Aux termes de l’article 1er de l’ancien Code civil, la loi ne dispose que pour l’avenir ; elle n’a point d’effet rétroactif.
L’article 3 du Code judiciaire prévoit que les lois d’organisation judiciaire, de compétence et de procédure sont applicables aux procès en cours.
L’article 24 de ce code dispose que toute décision définitive a, dès son prononcé, autorité de chose jugée.
Il suit du rapprochement de ces dispositions que l’autorité de la chose jugée qui s’attache à une décision s’apprécie au regard de la loi en vigueur au moment de sa prononciation.
L’arrêt attaqué examine l’autorité de la chose jugée de l’arrêt de la cour d’appel de Bruxelles du 11 avril 2013.
Partant, l’article 23 du Code judiciaire n’est applicable au litige entre les parties qui a été tranché par l'arrêt attaqué ni tel qu’il a été modifié par la loi du 19 octobre 2015 ni tel qu’il a été modifié par la loi du 21 décembre 2018, et cet arrêt n’en fait d’ailleurs pas application dans ces versions.
La modification de l’article 23 peut influencer le bien-fondé du moyen, dès lors que la loi nouvelle définit différemment le critère selon lequel doit être vérifiée l’identité de la cause d’une prétention ou d’une contestation élevée par une partie dans les deux instances concernées.
Les autres dispositions légales dont la violation est invoquée ne sauraient, si le moyen était fondé, suffire à emporter la cassation.
La fin de non-recevoir est fondée.
Sur le second moyen :
Quant aux deux branches réunies :
En considérant que les deux premiers demandeurs « ne démontrent [pas] la violation d’un engagement international précis qui interdisait [au défendeur] de décider, au cours de la période litigieuse, qu’en ..., [ces demandeurs] ont perdu leur nationalité belge pour le motif qu’en 1997, ils ont perdu la British dependant territories citizenship et qu’ainsi pareille décision (si elle s’avérait exacte) aurait pour effet de les rendre apatrides », l’arrêt attaqué répond à leurs conclusions soutenant, par les énonciations reproduites au moyen, que le défendeur a violé l’article 20 du Traité sur le fonctionnement de l’Union européenne et statue sur ce moyen comme il eût dû le faire s’il n’avait pas commis la violation alléguée de la foi due à ces conclusions.

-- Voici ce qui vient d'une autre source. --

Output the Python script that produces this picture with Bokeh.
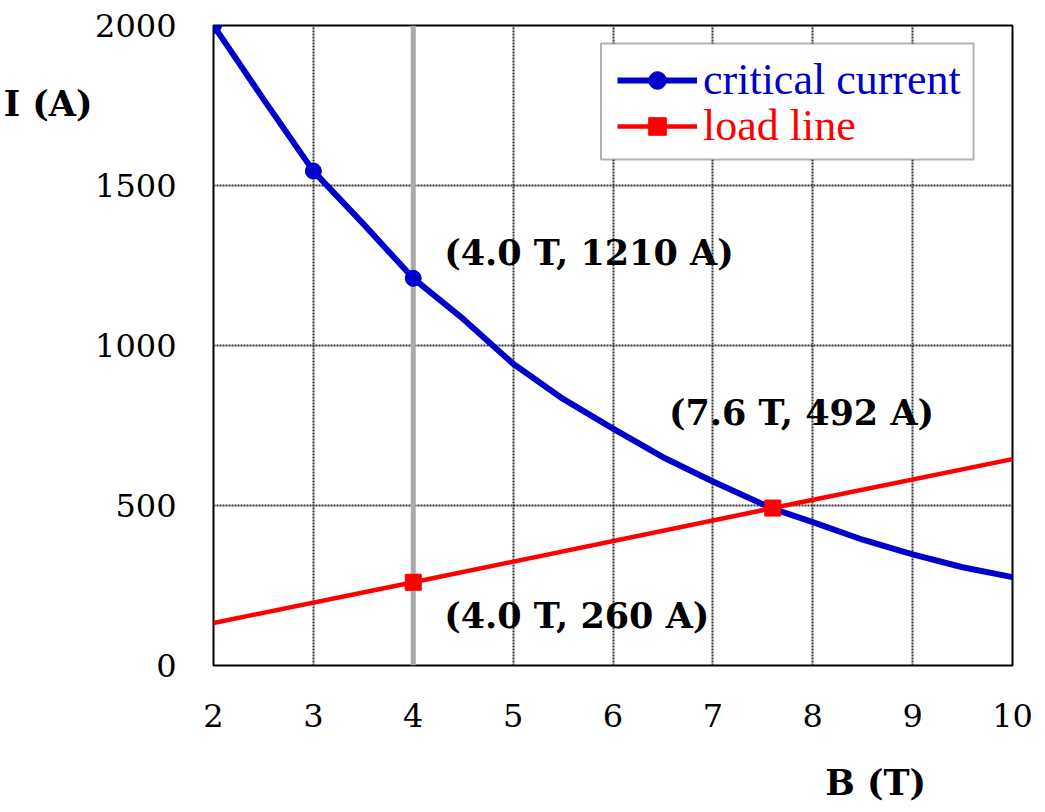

Le moyen, en aucune de ses branches, ne peut être accueilli.
Par ces motifs,
La Cour,
sans avoir égard à la note du défendeur,
Rejette le pourvoi ;
Condamne les demandeurs aux dépens.
Les dépens taxés à la somme de cinq cent vingt euros dix centimes envers les parties demanderesses, y compris la somme de vingt euros au profit du fonds budgétaire relatif à l’aide juridique de deuxième ligne, et à la somme de six cent cinquante euros due à l’État au titre de mise au rôle.
Ainsi jugé par la Cour de cassation, première chambre, à Bruxelles, où siégeaient le président de section Christian Storck, président, le président de section Michel Lemal, les conseillers Sabine Geubel, Ariane Jacquemin et Maxime Marchandise, et prononcé en audience publique du cinq novembre deux mille vingt et un par le président de section Christian Storck, en présence de l’avocat général Thierry Werquin, avec l’assistance du greffier Patricia De Wadripont.